Pavel Seviarynets: “Police brutality is commonplace in Belarus...”
The International Day Against Police Brutality is celebrated worldwide on 15 March, but not in Belarus. It is not common to speak about police brutality. According to political prisoner Pavel Seviarynets, co-chairman of the Belarusian Christian Democracy, we have it as a commonplace, rather than the exception.
“During arrests at demonstrations the police chiefs from time to time give orders to “work” harder against this or that protester, or to “take care” of this or that guy. An entire arsenal of beating is applied.
Even tougher is what’s applied to people not involved in politics. I saw and heard real torture. That is beating with blood when the cell was washed after that. As for drug addicts and those who are suspected of committing grave crimes or thefts, they deal shortly. But there are more terrible things: people leave the police station with broken arms, broken teeth and injured kidneys.”

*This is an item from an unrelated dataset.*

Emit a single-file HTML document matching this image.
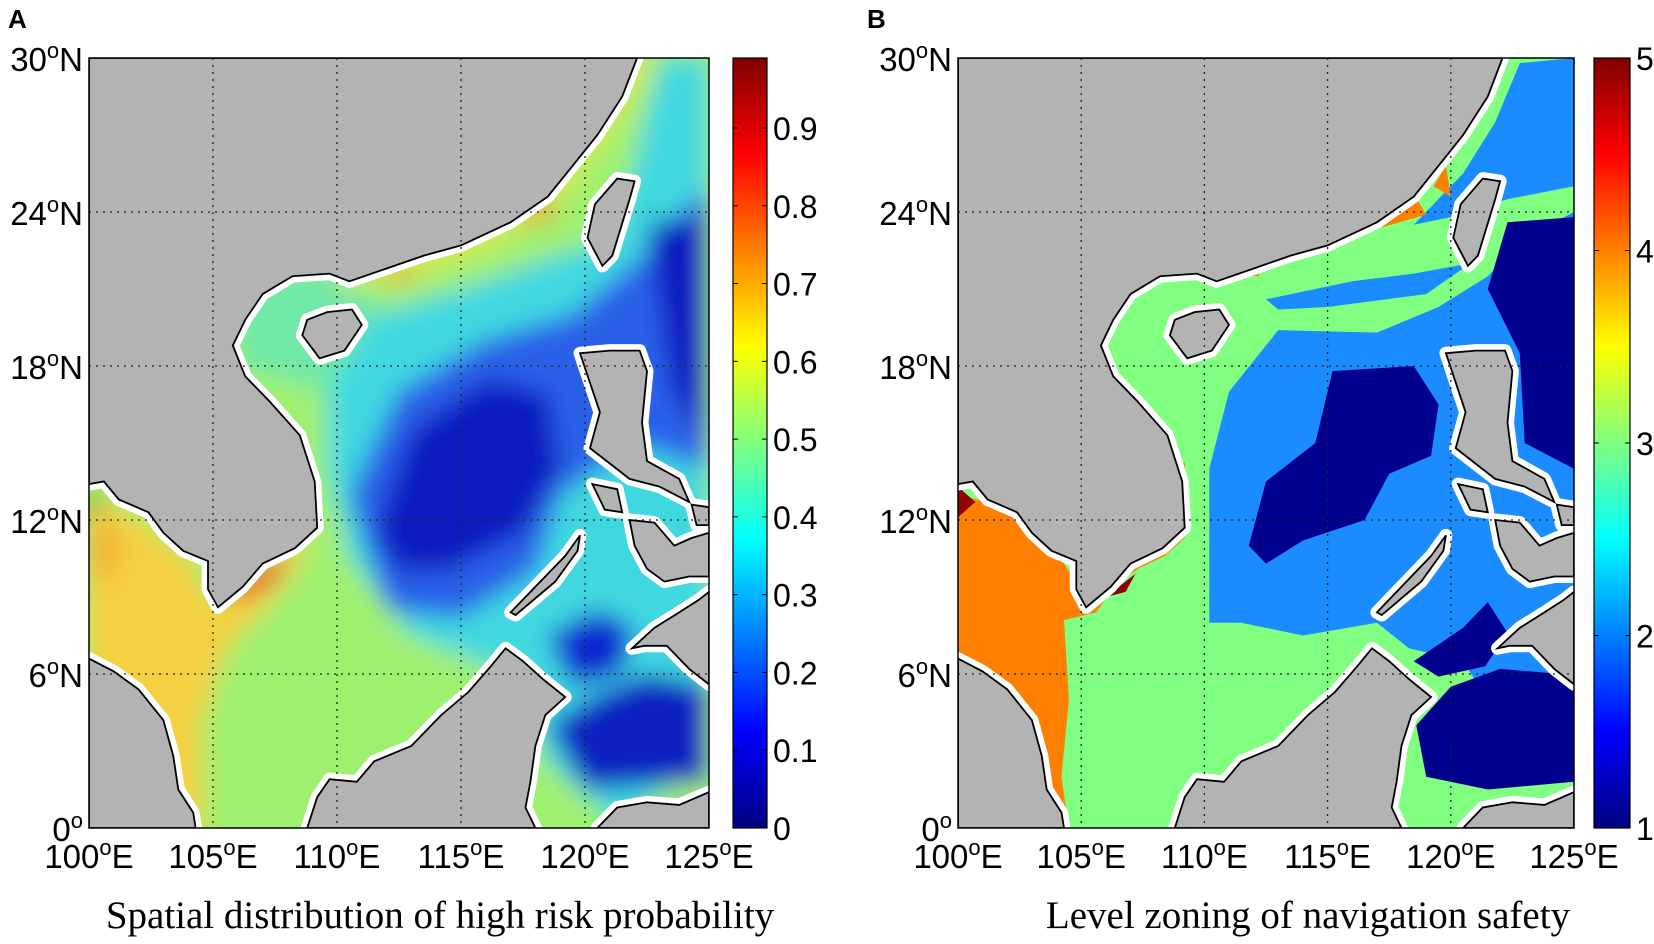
<!DOCTYPE html>
<html><head><meta charset="utf-8"><style>
body{margin:0;background:#fff;width:1654px;height:944px;overflow:hidden}
svg{position:absolute;left:0;top:0}
text{font-family:"Liberation Sans",sans-serif}
</style></head><body>
<svg id="s" width="1654" height="944">
<defs>
<linearGradient id="jet" x1="0" y1="1" x2="0" y2="0">
<stop offset="0" stop-color="#000080"/><stop offset="0.125" stop-color="#0000ff"/><stop offset="0.375" stop-color="#00ffff"/><stop offset="0.625" stop-color="#ffff00"/><stop offset="0.875" stop-color="#ff0000"/><stop offset="1" stop-color="#800000"/>
</linearGradient>
<filter id="blur" x="-10%" y="-10%" width="120%" height="120%"><feGaussianBlur stdDeviation="12"/></filter>
<clipPath id="clipA"><rect x="89" y="58" width="620" height="770"/></clipPath>
<clipPath id="clipB"><rect x="958" y="58" width="616" height="770"/></clipPath>
</defs>
</svg>
<script>
const lonTicks=[100,105,110,115,120,125];
const latTicks=[0,6,12,18,24,30];
const cbTicksA=[0,0.1,0.2,0.3,0.4,0.5,0.6,0.7,0.8,0.9];
const cbTicksB=[1,2,3,4,5];
const cbRangeA=[0,0.99];
const cbRangeB=[1,5];
const NS='http://www.w3.org/2000/svg';
const svg=document.getElementById('s');
function mk(tag,attrs,parent){const e=document.createElementNS(NS,tag);for(const k in attrs)e.setAttribute(k,attrs[k]);(parent||svg).appendChild(e);return e;}
const land={
 mainland:[[100,30],[122.1,30],[121.5,28.5],[120.5,27],[119.5,25.8],[118.5,24.6],[117,23.6],[115,22.7],[113.5,22.3],[112,21.8],[110.5,21.3],[109.7,21.6],[108.2,21.5],[107,20.8],[106.3,19.8],[105.8,18.8],[106.3,17.6],[107.3,16.6],[108.5,15.3],[109.1,13.5],[109.2,11.7],[108.3,10.9],[107,10.3],[106.2,9.4],[105.2,8.6],[104.8,9.3],[104.8,10.4],[103.8,10.8],[103,11.5],[102.4,12.3],[101.2,12.8],[100.6,13.5],[100,13.4]],
 hainan:[[108.6,19.2],[109.3,18.3],[110.3,18.6],[111,19.6],[110.6,20.2],[109.6,20.1],[108.8,19.8]],
 malay:[[100,6.6],[101,6.1],[102,5.4],[103,4.2],[103.4,2.8],[103.6,1.5],[104.2,0.6],[104.3,0],[100,0]],
 borneo:[[108.8,0],[109.2,1.2],[109.7,1.9],[110.8,1.8],[111.5,2.6],[113,3.2],[114.2,4.4],[115.3,5.3],[116.2,6.3],[116.8,7],[117.5,6.5],[118.3,5.8],[119.2,5.1],[118.4,4.4],[118,3.2],[117.8,1.8],[117.6,0.8],[118,0]],
 taiwan:[[120.1,23],[120.7,21.9],[121.1,22.3],[121.8,24.5],[122,25.2],[121.3,25.3],[120.4,24.3]],
 luzon:[[119.8,18.5],[120.6,16.2],[120.2,14.8],[121,14.2],[121.8,13.6],[123,13.3],[124.2,12.7],[123.8,13.6],[122.5,14.3],[122.3,15.8],[122.5,17.8],[122.2,18.6],[121,18.6]],
 mindoro:[[120.3,13.4],[121.3,13.2],[121.5,12.3],[120.8,12.4]],
 palawan:[[117.2,8.3],[118.8,9.6],[119.7,10.8],[119.8,11.4],[119.2,10.6],[117.8,9.2],[117,8.4]],
 visayas:[[121.8,12],[122.8,11.9],[123.6,11],[124.3,11.3],[125,11.5],[125,9.8],[124.2,9.8],[123.2,9.6],[122.5,10.1],[122,11]],
 samar:[[124.3,12.6],[125,12.5],[125,11.8],[124.5,11.8]],
 mindanao:[[121.9,7],[122.8,7.8],[123.8,8.4],[124.6,8.9],[125,9.2],[125,5.6],[124.2,6.2],[123.3,7.1],[122.4,7.1]],
 sulawesi:[[120.5,0],[121.3,0.8],[122.5,1],[123.8,0.9],[125,1.4],[125,0]]
};
const seaA=[
 {c:'#a0f070',p:[[95,-5],[130,-5],[130,35],[95,35]]},
 {c:'#70e8a8',p:[[106,21],[110,22],[112,20],[109.5,17],[106,18]]},
 {c:'#d8e850',p:[[110,21.5],[114,23],[117,24],[120,26.5],[122,30],[123,30],[121,27],[119,24.5],[116,22.5],[113,21.5],[110,21]]},
 {c:'#40d8e0',p:[[109.6,17],[111.5,20],[115,21],[118,22],[121,23],[122,26],[123,30],[125,30],[125,3],[121.5,0],[118.5,2.5],[117,6],[113,7.5],[110.5,10.5],[109.6,14]]},
 {c:'#2c60e8',p:[[110.5,13],[112.5,17],[116,19],[119.5,20],[122,22],[125,25],[125,14],[122,15],[119,13],[118,10],[115,8.2],[112,8.5]]},
 {c:'#0a1cc0',p:[[111.5,11.5],[113,15.5],[116,17.5],[118.5,17],[119,14],[117.5,11.5],[114.5,10],[112.5,10]]},
 {c:'#0a1cc0',p:[[122.5,23.5],[125,24],[125,15],[123.5,17]]},
 {c:'#1028d0',p:[[118.5,7.5],[120.5,8.5],[122,7.8],[121.5,6],[119.5,5.5]]},
 {c:'#0820c0',p:[[118.5,4],[120.5,5.2],[122.5,6],[125,5.5],[125,1.8],[120,1.5]]},
 {c:'#f5d040',p:[[100,13],[102,12],[104,10.5],[105,8.6],[107,10],[108.6,11.3],[109,12],[108.6,10.5],[107,8.5],[105.5,7],[104.5,4],[104.6,0],[100,0]]},
 {c:'#f5b030',p:[[100,12.5],[101.5,11],[100.5,9.5],[100,9.5]]},
 {c:'#e84020',p:[[105.5,9.2],[107,10.3],[108,10.8],[107.5,9.6],[106,8.8]]},
 {c:'#900000',p:[[100,13.2],[100.6,12.7],[100,12.2]]},
 {c:'#f08020',p:[[117.2,23.4],[118.5,24.6],[118.8,23.8]]},
 {c:'#f08020',p:[[111.5,21.4],[113,21.9],[113,21.3]]}
];
const seaB=[
 {c:'#80ff80',p:[[95,-5],[130,-5],[130,35],[95,35]]},
 {c:'#1a8cff',p:[[110.2,11],[110.2,14],[111,17],[113,19.4],[117,19.3],[119.5,20.3],[121.5,21.5],[123,23],[125,24],[125,2.5],[122,2],[121.5,5],[120.5,6.5],[118.3,7],[117,8],[114,7.5],[111.5,8],[110.2,8]]},
 {c:'#1a8cff',p:[[112.5,20.6],[116,21.3],[118.5,21.6],[120.8,22],[119,20.8],[115,20.3],[113,20.2]]},
 {c:'#1a8cff',p:[[118.5,23.5],[120.5,25.5],[121.8,27.5],[122.8,29.8],[125,30],[125,25],[122.3,24.5],[120,23.8]]},
 {c:'#00008f',p:[[111.8,11],[112.5,13.5],[114.5,15],[115.2,17.8],[118.5,18],[119.5,16.5],[119.2,14.5],[117.5,13.8],[116.5,12],[114,11.2],[112.5,10.3]]},
 {c:'#00008f',p:[[122.3,23.6],[125,23.8],[125,14],[123,15],[122.8,18.5],[121.5,21]]},
 {c:'#00008f',p:[[118.5,6.5],[120.5,7.8],[121.5,8.8],[122.3,7.6],[121.4,6.3],[119.5,5.9]]},
 {c:'#00008f',p:[[118.6,4],[120,5.5],[122,6.2],[124.5,6],[125,5.6],[125,1.8],[121.5,1.5],[119,2]]},
 {c:'#ff8000',p:[[100,13],[101.5,12.6],[102.5,12],[104,10.8],[104.8,9.5],[105.2,8.7],[106.2,9.3],[107.3,10.1],[108.4,10.6],[109.2,11.3],[109.3,12.5],[109.2,14.3],[108.3,11],[106.5,9.6],[105.6,8.4],[104.3,8.1],[104.5,5],[104.2,2],[104.5,0],[104.1,0],[103.5,2.5],[102.8,4.3],[101.8,5.3],[100,6.2]]},
 {c:'#900000',p:[[100,13.3],[100.7,12.7],[100,12.1]]},
 {c:'#900000',p:[[106,9],[107.2,9.9],[106.8,9.2]]},
 {c:'#ff8000',p:[[117.2,23.4],[118.5,24.7],[119,23.9]]},
 {c:'#ff8000',p:[[119.3,25],[119.8,25.8],[120,24.6]]},
 {c:'#ff8000',p:[[110.8,21.6],[112.3,22],[112.2,21.5]]}
];
function panel(id,x0,x1,y0,y1,sea,blurred,cbx,cbw,cbTicks,cbRange,cbDec,letter,letterX,title,titleX){
 const g=mk('g',{});
 const X=lon=>x0+(lon-100)*(x1-x0)/25, Y=lat=>y1-lat*(y1-y0)/30;
 const pts=p=>p.map(q=>X(q[0]).toFixed(1)+','+Y(q[1]).toFixed(1)).join(' ');
 const cl=mk('g',{'clip-path':'url(#clip'+id+')'},g);
 const sg=mk('g',blurred?{filter:'url(#blur)'}:{},cl);
 sea.forEach((s,i)=>{const e=mk('polygon',{points:pts(s.p),fill:s.c},sg);
  
  });
 for(const k in land){const e=mk('polygon',{points:pts(land[k]),fill:'#fff',stroke:'#fff','stroke-width':13,'stroke-linejoin':'round'},cl);
  
  }
 for(const k in land){const e=mk('polygon',{points:pts(land[k]),fill:'#b3b3b3',stroke:'#000','stroke-width':1.8},cl);
  
  }
 lonTicks.forEach(l=>{const x=X(l);
  if(l>100&&l<125){const e=mk('line',{x1:x,x2:x,y1:y0,y2:y1,stroke:'#222','stroke-width':1.3,'stroke-dasharray':'2 5'},g);
   }
  const t=mk('text',{x:x,y:y1+40,'font-size':33,'text-anchor':'middle'},g);
  
  t.innerHTML=l+'<tspan dy="-13" font-size="22">o</tspan><tspan dy="13">E</tspan>';});
 latTicks.forEach(l=>{const y=Y(l);
  if(l>0&&l<30){const e=mk('line',{x1:x0,x2:x1,y1:y,y2:y,stroke:'#222','stroke-width':1.3,'stroke-dasharray':'2 5'},g);
   }
  const t=mk('text',{x:x0-6,y:y+13,'font-size':33,'text-anchor':'end'},g);
  
  t.innerHTML=l+'<tspan dy="-13" font-size="22">o</tspan>'+(l?'<tspan dy="13">N</tspan>':'');});
 mk('rect',{x:x0,y:y0,width:x1-x0,height:y1-y0,fill:'none',stroke:'#000','stroke-width':1.5},g);
 const cb=mk('g',{},g);
 mk('rect',{x:cbx,y:y0,width:cbw,height:y1-y0,fill:'url(#jet)',stroke:'#000','stroke-width':1.2},cb);
 cbTicks.forEach(v=>{const y=y1-(v-cbRange[0])/(cbRange[1]-cbRange[0])*(y1-y0);
  mk('line',{x1:cbx,x2:cbx+5,y1:y,y2:y,stroke:'#000'},cb);mk('line',{x1:cbx+cbw-5,x2:cbx+cbw,y1:y,y2:y,stroke:'#000'},cb);
  const t=mk('text',{x:cbx+cbw+6,y:y+12,'font-size':32},cb);
  
  t.textContent=cbDec?v.toFixed(1).replace(/^0\.0$/,'0'):String(v);});
 const L=mk('text',{x:letterX,y:28,'font-size':26,'font-weight':'bold'},g);
 L.textContent=letter;
 const T=mk('text',{x:titleX,y:928,'font-size':39,'text-anchor':'middle',style:'font-family:"Liberation Serif",serif'},g);
 T.textContent=title;
}
panel('A',89,709,58,828,seaA,true,733,34,cbTicksA,cbRangeA,true,'A',8,'Spatial distribution of high risk probability',440);
panel('B',958,1574,58,828,seaB,false,1594,36,cbTicksB,cbRangeB,false,'B',867,'Level zoning of navigation safety',1308);
</script>
</body></html>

Mrs. Halina Kavalevich, who was badly beaten by the police during the silent protest in the town of Biaroza, says that police do not protect the interests of the people, but the interests of power.
According another Biaroza resident Siarhei Alikhver, the police use harsh methods in any country. Otherwise it is impossible to deal with criminals. But in democracies it is controlled. In our country where there is no transparency and control, where there are no independent prosecutors and courts, it is difficult to find justice against police brutality.
According to these people, it is the impunity that generates police brutality. Since, only isolated cases of police brutality reach court.